NFT is a unique cryptographic asset used to authenticate ownership of digital assets like art, music, and domain names.

As per a recent report, a 71-year-old digital artist in Bengaluru lost Rs 1.58 lakh over a non-existent NFT sale. A scammer approached the CA-cum-artist to buy his paintings, and persuaded him to list four of his works on a purported NFT marketplace (see box).

Bengalureans who have traded their works in the NFT space share tips.

Photographer Arun Hegde says that the current NFT market in Bengaluru is not as vibrant as it used to be during the pandemic, so beware of “offers that sound too good to be true”.

He says if somebody contacts you directly via social media, it’s a red flag. Most often, the deal happens on marketplaces where NFT artworks and artist details are listed. Or, buyers discover artists via forums like Twitter Spaces (now X Spaces), Discord channels, NFT.NYC, and OpenSea.

“And if ‘buyers’ quote a price higher than what you have listed on marketplaces, then either they haven’t done their homework or it’s a scam. When a buyer approaches you, talk to them over multiple days. You will gather if they are genuinely interested in art and if they have supported other artists,” he says.
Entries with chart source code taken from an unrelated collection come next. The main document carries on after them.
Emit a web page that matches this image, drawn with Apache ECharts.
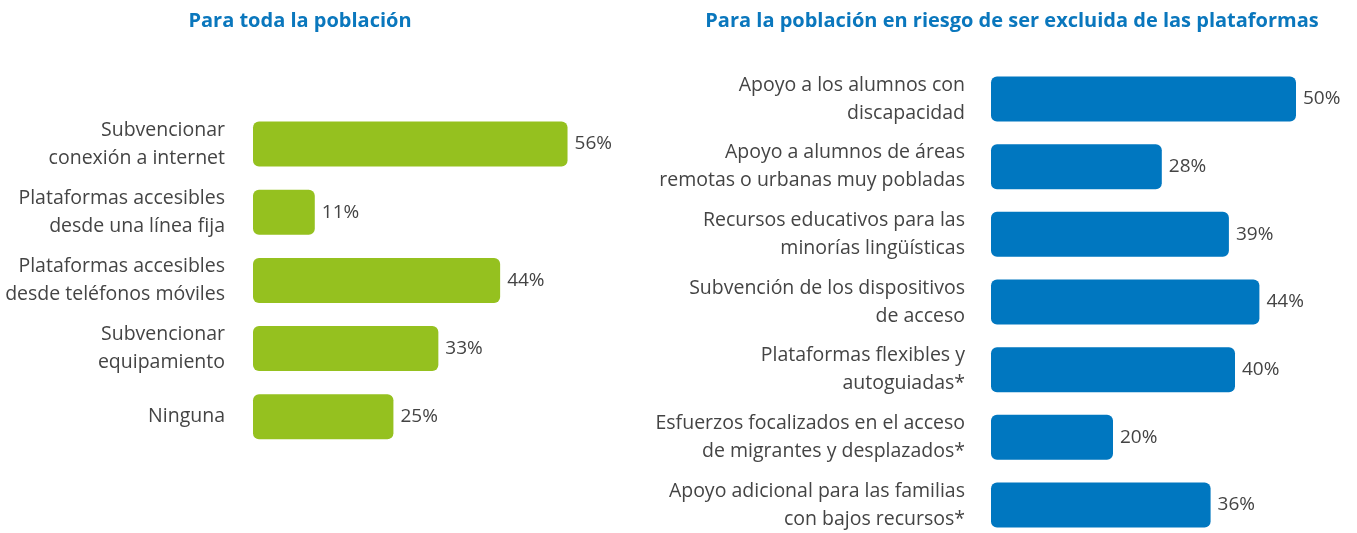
<!DOCTYPE html>
<html>
<head>
<meta charset="utf-8">
<script src="https://cdn.jsdelivr.net/npm/echarts@6/dist/echarts.min.js"></script>
<style>
  html, body { margin: 0; padding: 0; background: #fff; }
</style>
</head>
<body>
<div id="main" style="width: 1357px;height:533px;"></div>
<script>
// datos
const leftTitle = 'Para toda la población'
const rightTitle = 'Para la población en riesgo de ser excluida de las plataformas'

const leftCategories = [
  'Subvencionar\nconexión a internet',
  'Plataformas accesibles\ndesde una línea fija',
  'Plataformas accesibles\ndesde teléfonos móviles',
  'Subvencionar\nequipamiento',
  'Ninguna'
]
const leftValues = [56, 11, 44, 33, 25]

const rightCategories = [
  'Apoyo a los alumnos con\ndiscapacidad',
  'Apoyo a alumnos de áreas\nremotas o urbanas muy pobladas',
  'Recursos educativos para las\nminorías lingüísticas',
  'Subvención de los dispositivos\nde acceso',
  'Plataformas flexibles y\nautoguiadas*',
  'Esfuerzos focalizados en el acceso\nde migrantes y desplazados*',
  'Apoyo adicional para las familias\ncon bajos recursos*'
]
const rightValues = [50, 28, 39, 44, 40, 20, 36]

const textColor = '#444444'
const fontFam = '"Open Sans", "Noto Sans", sans-serif'

// boundaryGap false: las barras quedan centradas en los ticks
function catAxis (idx, cats, margin) {
  return {
    type: 'category',
    gridIndex: idx,
    data: cats,
    inverse: true,
    boundaryGap: false,
    axisLine: { show: false },
    axisTick: { show: false },
    axisLabel: {
      margin: margin,
      color: textColor,
      fontFamily: fontFam,
      fontSize: 19.5,
      lineHeight: 28,
      align: 'right'
    }
  }
}

function valAxis (idx) {
  return {
    type: 'value',
    gridIndex: idx,
    min: 0,
    max: 60,
    show: false,
    splitLine: { show: false }
  }
}

function barSeries (idx, values, color) {
  return {
    type: 'bar',
    xAxisIndex: idx,
    yAxisIndex: idx,
    data: values,
    barWidth: 45,
    clip: false,
    itemStyle: { color: color, borderRadius: 6 },
    label: {
      show: true,
      position: 'right',
      distance: 7,
      formatter: '{c}%',
      color: textColor,
      fontFamily: fontFam,
      fontSize: 19
    },
    animation: false
  }
}

const option = {
  backgroundColor: '#fff',
  animation: false,
  title: [
    {
      text: leftTitle,
      left: 295,
      top: 6,
      textAlign: 'center',
      textStyle: { color: '#0a77bd', fontSize: 20, fontWeight: 'bold', fontFamily: fontFam }
    },
    {
      text: rightTitle,
      left: 1007,
      top: 6,
      textAlign: 'center',
      textStyle: { color: '#0a77bd', fontSize: 20, fontWeight: 'bold', fontFamily: fontFam }
    }
  ],
  grid: [
    { left: 253, top: 144, width: 337, height: 272.8 },
    { left: 991, top: 99, width: 369, height: 409 }
  ],
  xAxis: [valAxis(0), valAxis(1)],
  yAxis: [catAxis(0, leftCategories, 28), catAxis(1, rightCategories, 26)],
  series: [
    barSeries(0, leftValues, '#95c11f'),
    barSeries(1, rightValues, '#0077c0')
  ]
}

const myChart = echarts.init(document.getElementById('main'))
myChart.setOption(option)
</script>
</body>
</html>
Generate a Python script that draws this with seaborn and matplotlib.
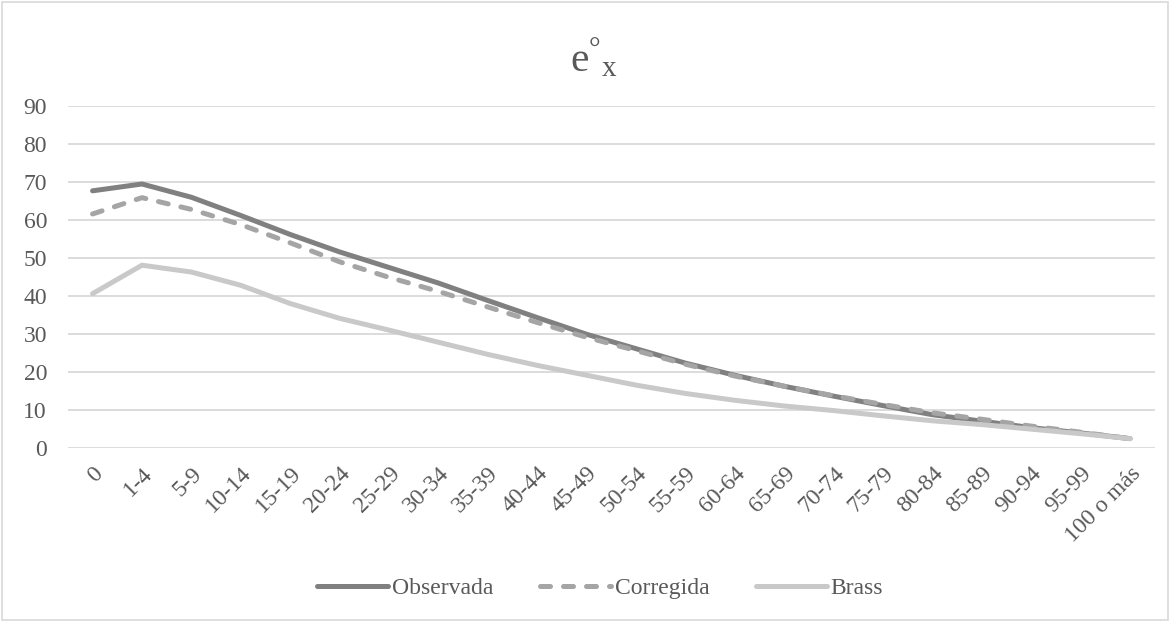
import matplotlib
matplotlib.use("Agg")
import matplotlib.pyplot as plt
import seaborn as sns
import pandas as pd
from matplotlib.patches import Rectangle
from matplotlib.lines import Line2D

edades = ["0", "1-4", "5-9", "10-14", "15-19", "20-24", "25-29", "30-34", "35-39",
          "40-44", "45-49", "50-54", "55-59", "60-64", "65-69", "70-74", "75-79",
          "80-84", "85-89", "90-94", "95-99", "100 o más"]
observada = [67.7, 69.5, 66.0, 61.2, 56.2, 51.6, 47.5, 43.4, 38.8, 34.3, 29.9, 26.1,
             22.3, 19.1, 16.2, 13.6, 11.1, 8.7, 7.0, 5.3, 3.9, 2.4]
corregida = [61.6, 65.9, 62.8, 58.8, 54.0, 49.0, 44.9, 41.2, 37.1, 33.0, 29.1, 25.6,
             22.0, 18.9, 16.2, 13.7, 11.4, 9.2, 7.5, 5.7, 4.1, 2.4]
brass = [40.6, 48.1, 46.3, 42.8, 38.0, 34.1, 31.0, 27.8, 24.6, 21.7, 19.1, 16.5,
         14.3, 12.5, 11.0, 9.8, 8.4, 7.1, 6.1, 4.9, 3.7, 2.4]
series = ["Observada", "Corregida", "Brass"]
yticks = [0, 10, 20, 30, 40, 50, 60, 70, 80, 90]

df = pd.DataFrame({"edad": edades * 3,
                   "valor": observada + corregida + brass,
                   "serie": [s for s in series for _ in edades]})

sns.set_theme(style="white")
plt.rcParams["font.family"] = ["Liberation Serif", "DejaVu Serif"]
plt.rcParams["mathtext.fontset"] = "custom"
plt.rcParams["mathtext.rm"] = "Liberation Serif"
plt.rcParams["mathtext.it"] = "Liberation Serif"

txt = "#595959"
colors = {"Observada": "#808080", "Corregida": "#A5A5A5", "Brass": "#C9C9C9"}
dashes = {"Observada": "", "Corregida": (2.0, 2.6), "Brass": ""}
fs = 17

fig = plt.figure(figsize=(11.7, 6.21), dpi=100)
ax = fig.add_axes([0.058, 0.279, 0.929, 0.55])

sns.lineplot(data=df, x="edad", y="valor", hue="serie", style="serie",
             palette=colors, dashes=dashes, sort=False, linewidth=3.6,
             legend=False, ax=ax)
for ln in ax.get_lines():
    ln.set_dash_capstyle("round")
    ln.set_solid_capstyle("round")
    ln.set_solid_joinstyle("round")

ax.set_xlim(-0.5, len(edades) - 0.5)
ax.set_ylim(0, 90)
ax.set_yticks(yticks)
ax.yaxis.grid(True, color="#D9D9D9", linewidth=1.3)
ax.set_axisbelow(True)
for s in ax.spines.values():
    s.set_visible(False)
ax.set_xlabel("")
ax.set_ylabel("")
ax.set_xticks(range(len(edades)))
ax.set_xticklabels(edades, rotation=45, ha="right", rotation_mode="anchor")
ax.tick_params(axis="both", length=0, labelsize=fs, colors=txt)
ax.tick_params(axis="x", pad=11)
ax.tick_params(axis="y", pad=15)

fig.text(0.508, 0.905, r"$\mathrm{e}^{\mathrm{°}}{}_{\mathrm{x}}$", ha="center",
         va="center", fontsize=30, color=txt)

handles = [Line2D([0], [0], color=colors[s], linewidth=3.6,
                  linestyle=(0, dashes[s]) if dashes[s] else "-",
                  dash_capstyle="round", solid_capstyle="round") for s in series]
fig.legend(handles, series, loc="center", bbox_to_anchor=(0.513, 0.053), ncol=3,
           frameon=False, fontsize=fs, labelcolor=txt, handlelength=3.0,
           handletextpad=0.15, columnspacing=2.0)

fig.add_artist(Rectangle((0.002, 0.002), 0.996, 0.995, transform=fig.transFigure,
                         fill=False, edgecolor="#D9D9D9", linewidth=1.2))

fig.savefig("out.png", dpi=100, facecolor="white")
Browsing through their social media history can also tell a lot about them, says photographer Swati Shah. And since the trading happens on the blockchain where all transactions can be tracked, Radhika Lal recommends looking up their financial history. She was on the organising team of Namastey NFT in Bengaluru, where over 300 artists had converged in 2022.

NFT artist Jaalibandar emphasises due diligence. “If a person claims to be the founder of an NFT platform, start by enquiring about them in the NFT community. Also, research about the platform’s stability and past usage to assess the risk factors.”
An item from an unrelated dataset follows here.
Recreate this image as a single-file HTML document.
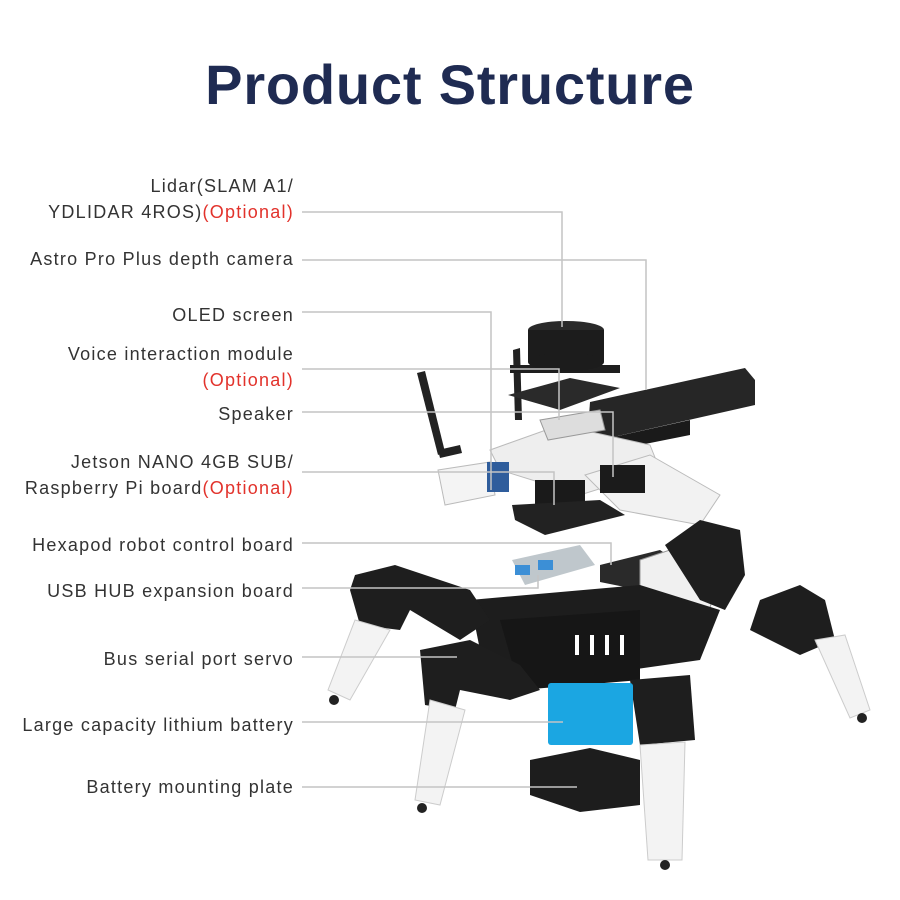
<!DOCTYPE html>
<html><head><meta charset="utf-8"><style>
html,body{margin:0;padding:0;background:#fff;}
#w{position:relative;width:900px;height:900px;overflow:hidden;background:#fff;font-family:"Liberation Sans",sans-serif;}
h1{position:absolute;top:52px;left:0;width:900px;text-align:center;margin:0;font-size:56px;font-weight:bold;color:#1f2b52;letter-spacing:0.8px;}
.l{position:absolute;right:606px;font-size:18px;color:#333;text-align:right;white-space:nowrap;line-height:26px;letter-spacing:1.25px;}
.r{color:#e2322b;}
svg{position:absolute;left:0;top:0;}
</style></head><body><div id="w">
<h1>Product Structure</h1>
<svg width="900" height="900">
<g>
<polygon points="417,373 425,371 445,452 438,455" fill="#222"/>
<polygon points="438,450 460,445 462,453 440,458" fill="#222"/>
<polygon points="513,350 520,348 522,420 515,420" fill="#222"/>
<rect x="510" y="365" width="110" height="8" fill="#1e1e1e"/>
<ellipse cx="566" cy="330" rx="38" ry="9" fill="#2a2a2a"/>
<rect x="528" y="330" width="76" height="32" fill="#1c1c1c"/>
<ellipse cx="566" cy="362" rx="38" ry="9" fill="#1c1c1c"/>
<polygon points="508,395 570,378 620,388 560,410" fill="#2a2a2a"/>
<polygon points="590,402 745,368 755,380 755,405 600,440 588,430" fill="#262626"/>
<polygon points="600,440 690,420 690,435 605,452" fill="#1a1a1a"/>
<polygon points="490,450 560,425 650,445 660,470 580,495 500,470" fill="#eeeeee" stroke="#bbb"/>
<polygon points="540,420 600,410 605,430 548,440" fill="#ddd" stroke="#999"/>
<polygon points="585,475 650,455 720,495 700,525 620,510" fill="#f2f2f2" stroke="#bbb"/>
<rect x="600" y="465" width="45" height="28" fill="#1b1b1b"/>
<polygon points="438,470 490,462 495,495 445,505" fill="#f4f4f4" stroke="#bbb"/>
<rect x="487" y="462" width="22" height="30" fill="#2f5d9c"/>
<rect x="535" y="480" width="50" height="28" fill="#1a1a1a"/>
<polygon points="512,505 600,500 625,515 545,535 515,520" fill="#222"/>
<polygon points="512,560 580,545 595,565 525,585" fill="#bfc7cc"/>
<rect x="515" y="565" width="15" height="10" fill="#3c8fd6"/>
<rect x="538" y="560" width="15" height="10" fill="#3c8fd6"/>
<polygon points="600,565 660,550 690,570 640,590 600,582" fill="#2a2a2a"/>
<polygon points="640,560 700,540 720,575 700,640 660,640 640,600" fill="#f0f0f0" stroke="#999"/>
<polygon points="470,600 640,585 720,610 700,660 560,680 480,650" fill="#1d1d1d"/>
<polygon points="500,620 640,610 640,680 520,690" fill="#161616"/>
<g fill="#fff"><rect x="575" y="635" width="4" height="20"/><rect x="590" y="635" width="4" height="20"/><rect x="605" y="635" width="4" height="20"/><rect x="620" y="635" width="4" height="20"/></g>
<polygon points="355,575 395,565 470,590 490,620 460,640 410,610 400,630 360,625 350,590" fill="#1e1e1e"/>
<polygon points="355,620 390,630 350,700 328,690" fill="#f3f3f3" stroke="#ccc"/>
<circle cx="334" cy="700" r="5" fill="#222"/>
<polygon points="420,650 470,640 520,665 540,690 510,700 460,690 455,710 425,705" fill="#1e1e1e"/>
<polygon points="430,700 465,710 440,805 415,800" fill="#f3f3f3" stroke="#ccc"/>
<circle cx="422" cy="808" r="5" fill="#222"/>
<polygon points="665,545 700,520 740,530 745,575 725,610 700,600" fill="#1e1e1e"/>
<polygon points="760,600 800,585 825,600 835,640 800,655 770,640 750,630" fill="#1e1e1e"/>
<polygon points="815,640 845,635 870,710 850,718" fill="#f3f3f3" stroke="#ccc"/>
<circle cx="862" cy="718" r="5" fill="#222"/>
<polygon points="630,680 690,675 695,740 640,745" fill="#1e1e1e"/>
<polygon points="640,745 685,742 682,860 648,860" fill="#f3f3f3" stroke="#ccc"/>
<circle cx="665" cy="865" r="5" fill="#222"/>
<rect x="548" y="683" width="85" height="62" rx="3" fill="#1ba6e2"/>
<polygon points="530,760 590,748 640,760 640,805 580,812 530,795" fill="#1d1d1d"/>
</g>
<g fill="none" stroke="#c4c4c4" stroke-width="1.5">
<polyline points="302,212 562,212 562,327"/>
<polyline points="302,260 646,260 646,390"/>
<polyline points="302,312 491,312 491,490"/>
<polyline points="302,369 559,369 559,420"/>
<polyline points="302,412 613,412 613,477"/>
<polyline points="302,472 554,472 554,505"/>
<polyline points="302,543 611,543 611,565"/>
<polyline points="302,588 538,588 538,575"/>
<polyline points="302,657 457,657"/>
<polyline points="302,722 563,722"/>
<polyline points="302,787 577,787"/>
</g>
</svg>
<div class="l" style="top:173px">Lidar(SLAM A1/<br>YDLIDAR 4ROS)<span class="r">(Optional)</span></div>
<div class="l" style="top:246px">Astro Pro Plus depth camera</div>
<div class="l" style="top:302px">OLED screen</div>
<div class="l" style="top:341px">Voice interaction module<br><span class="r">(Optional)</span></div>
<div class="l" style="top:401px">Speaker</div>
<div class="l" style="top:449px">Jetson NANO 4GB SUB/<br>Raspberry Pi board<span class="r">(Optional)</span></div>
<div class="l" style="top:532px">Hexapod robot control board</div>
<div class="l" style="top:578px">USB HUB expansion board</div>
<div class="l" style="top:646px">Bus serial port servo</div>
<div class="l" style="top:712px">Large capacity lithium battery</div>
<div class="l" style="top:774px">Battery mounting plate</div>
</div></body></html>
It’s also wise for artists to segregate their crypto holdings into multiple wallets to reduce the risks associated with crypto scams, he adds.

In his observation, newbies who have little to no knowledge about how the NFT world operates fall for scams. “Beware of scamming formats like ‘If you send me crypto, then I can give 2x returns’ (sic),” he says.

What happened

Last October, a person claiming to be an NFT art dealer introduced the artist to nfttradeplace.com. Forty-two Ethereum (approx Rs 1.1 crore) was decided as the selling price over Facebook and email. In February, the artist paid about Rs 21,653 as ‘gas fee’ or transaction fee. After the sale, the artist could not withdraw his funds. Instead, multiple payments were extracted from him under the pretext of a delay fee, which was never discussed or exhibited on the said website.